Но на этот раз вроде бы всё шло нормально: Софроныч в «нирване», лепет, хоть и слабенький, но верный. И вдруг преподаватель мгновенно выпрямился на своём стуле, вытянув шею: Олечкина тетрадь с конспектами выглядела подозрительно потрёпанной – а семинар-то самый первый! Точнее, второй – на первом мы ходили в ленинский университетский мемориал. Бдительный историк партии прервал её:
– Тетрадочку, будьте добры, подайте!
– Пожалуйста…
Тетрадь содержала все конспекты по истории партии на курс вперёд – Олечкина старшая сестра окончила наш факультет в тот же год. Бог ты мой, что тут началось! Софроныч не поленился встать, и, кашлянув, тяжёлым взглядом обвёл группу – все сжались. Началось его получасовое выступление. Чего в нём только не было: и инкриминирование бедной Олечке нежелания овладевать научным марксистско-ленинским мировоззрением, и заигрывание ею с идеологическим противником, и косвенная поддержка империалистов, ревизионистов, оппортунистов, гегемонистов и прочей нечисти. Поминался недобрым словом опальный в те времена академик Сахаров, непростое международное положение и даже, по-моему, неурожайный год. И, в завершение, как приговор: «Вам не место в рядах советских учёных!»

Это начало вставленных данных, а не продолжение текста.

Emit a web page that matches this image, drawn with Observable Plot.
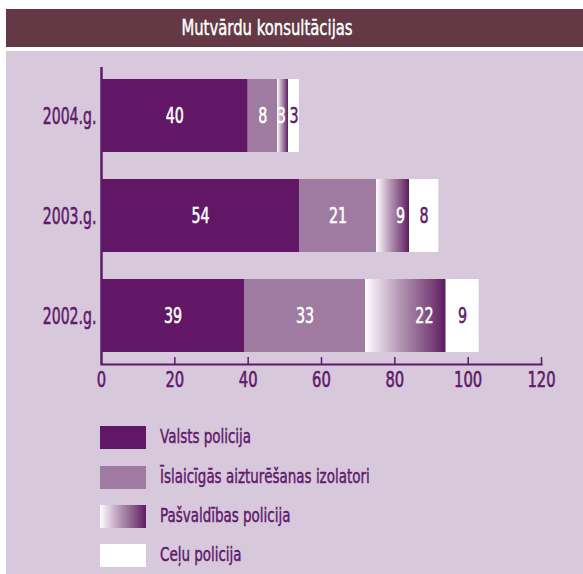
<!DOCTYPE html>
<html>
<head>
<meta charset="utf-8">
<script src="https://cdn.jsdelivr.net/npm/d3@7"></script>
<script src="https://cdn.jsdelivr.net/npm/@observablehq/plot@0.6"></script>
<style>
  html, body { margin: 0; padding: 0; background: #ffffff; }
  body { width: 583px; height: 574px; position: relative; overflow: hidden;
         font-family: "DejaVu Sans", sans-serif; }
  #title { position: absolute; left: 6px; top: 9px; width: 577px; height: 38px; background: #643845;
           color: #ffffff; font-size: 21.5px; line-height: 38px; }
  #title span { position: absolute; left: 0; width: 522px; text-align: center; transform: scaleX(0.69); transform-origin: 50% 50%;
                -webkit-text-stroke: 0.5px #ffffff; }
  #panel { position: absolute; left: 6px; top: 51px; width: 577px; height: 523px; background: #d8c8dc; }
  #chart { position: absolute; left: 6px; top: 51px; }
  .leg { position: absolute; left: 100px; height: 23px; }
  .leg .sw { position: absolute; left: 0; top: 0; width: 46px; height: 23px; }
  .leg .lab { position: absolute; left: 60px; top: -2px; white-space: nowrap; color: #5f1a6b; font-size: 19.5px; line-height: 26px;
              transform: scaleX(0.69); transform-origin: 0 50%; -webkit-text-stroke: 0.5px #5f1a6b; }
</style>
</head>
<body>
<div id="title"><span>Mutvārdu konsultācijas</span></div>
<div id="panel"></div>
<div id="chart"></div>
<div id="legend"></div>
<script>
const years = ["2004.g.", "2003.g.", "2002.g."];
const seriesNames = ["Valsts policija", "Īslaicīgās aizturēšanas izolatori", "Pašvaldības policija", "Ceļu policija"];
const valstsPolicija = [40, 54, 39];
const izolatori = [8, 21, 33];
const pasvaldibasPolicija = [3, 9, 22];
const celuPolicija = [3, 8, 9];
const xTicks = [0, 20, 40, 60, 80, 100, 120];

const seriesValues = [valstsPolicija, izolatori, pasvaldibasPolicija, celuPolicija];
const colors = ["#621766", "#9f7aa1", "url(#pgrad)", "#ffffff"];
const labelColors = ["#ffffff", "#ffffff", "#ffffff", "#5f1a6b"];
const purple = "#5f1a6b";

const rows = [];
years.forEach((y, i) => {
  let start = 0;
  seriesValues.forEach((vals, s) => {
    const v = vals[i];
    const frac = s === 2 ? (v >= 5 ? 0.73 : 0.35) : 0.5;
    rows.push({year: y, series: seriesNames[s], si: s, value: v, start, labelX: start + frac * v});
    start += v;
  });
});

const W = 577, H = 360, mt = 16, mb = 47, ml = 95, mr = 42;
const chart = Plot.plot({
  width: W, height: H,
  marginTop: mt, marginBottom: mb, marginLeft: ml, marginRight: mr,
  style: {background: "transparent", fontFamily: "'DejaVu Sans', sans-serif"},
  x: {domain: [0, 120]},
  y: {domain: years, paddingInner: 0.27, paddingOuter: 0.12},
  color: {domain: seriesNames, range: colors},
  marks: [
    Plot.barX(rows, {x1: "start", x2: d => d.start + d.value, y: "year", fill: "series"}),
    Plot.text(rows, {x: "labelX", y: "year", text: d => String(d.value),
      fill: d => labelColors[d.si], stroke: d => labelColors[d.si], strokeWidth: 0.6,
      fontSize: 21, textAnchor: "middle", className: "barlab"}),
    Plot.ruleX([0], {stroke: purple, strokeWidth: 2.5}),
    Plot.ruleX(xTicks.slice(1), {stroke: purple, strokeWidth: 1.5, insetTop: (H - mt - mb) - 7}),
    Plot.frame({anchor: "bottom", stroke: purple, strokeWidth: 2.2}),
    Plot.axisX({ticks: xTicks, tickSize: 0, tickPadding: 8, tickFormat: d => String(d),
      fill: purple, fontSize: 20.5, label: null, className: "xlab"}),
    Plot.axisY({tickSize: 0, tickPadding: 5, fill: purple, fontSize: 23.5, label: null, className: "ylab"})
  ]
});
document.getElementById("chart").appendChild(chart);

// gradient definition for the "Pašvaldības policija" series
const svg = d3.select(chart);
const defs = svg.insert("defs", ":first-child");
const grad = defs.append("linearGradient").attr("id", "pgrad").attr("x1", "0").attr("x2", "1").attr("y1", "0").attr("y2", "0");
[[0, "#ffffff"], [0.12, "#ecdfec"], [0.45, "#b293b2"], [0.8, "#7e4a7e"], [1, "#5e1c62"]].forEach(([o, c]) =>
  grad.append("stop").attr("offset", o).attr("stop-color", c));

// condense the text to mimic the reference's narrow typeface
function squeeze(selector, f, strokeColor) {
  chart.querySelectorAll(selector).forEach(t => {
    const len = t.getComputedTextLength();
    if (len > 0) {
      t.setAttribute("textLength", (len * f).toFixed(2));
      t.setAttribute("lengthAdjust", "spacingAndGlyphs");
    }
    if (strokeColor) { t.setAttribute("stroke", strokeColor); t.setAttribute("stroke-width", "0.6"); }
  });
}
squeeze(".barlab text", 0.68);
squeeze(".xlab text", 0.72, purple);
squeeze(".ylab text", 0.6, purple);

// legend
const legend = document.getElementById("legend");
const legTops = [426, 466, 505, 544];
seriesNames.forEach((name, i) => {
  const row = document.createElement("div");
  row.className = "leg";
  row.style.top = legTops[i] + "px";
  const sw = document.createElement("div");
  sw.className = "sw";
  sw.style.background = i === 2
    ? "linear-gradient(to right, #ffffff 0%, #ecdfec 12%, #b293b2 45%, #7e4a7e 80%, #5e1c62 100%)"
    : colors[i];
  const lab = document.createElement("div");
  lab.className = "lab";
  lab.textContent = name;
  row.appendChild(sw);
  row.appendChild(lab);
  legend.appendChild(row);
});
</script>
</body>
</html>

На несчастную Олечку было больно смотреть, но, как выяснилось позже, не из-за тяжести вины и не из-за «осознания и просветления». Ей было до слёз жаль столь безвозвратно потерянной тетради старшей сестры. Понятно, что первокурсницу простят и в месте в гипотетических «рядах советских ученых», безусловно, не откажут. Но, что тоже не вызывало сомнений, «пахать» отныне на семинарах по истории партии Олечке придётся за двоих. Нет, за троих: за себя, за невиновную в случившемся сестру и «за того парня». Который на памятнике с сюртучком на плече.
Но она, молодчина, с поставленной задачей впоследствии успешно справилась, заработав своим усердием и прилежанием индульгенцию от Софроныча во искупление «первородного греха». Потом её спрашивали на семинарах не чаще и не реже остальных.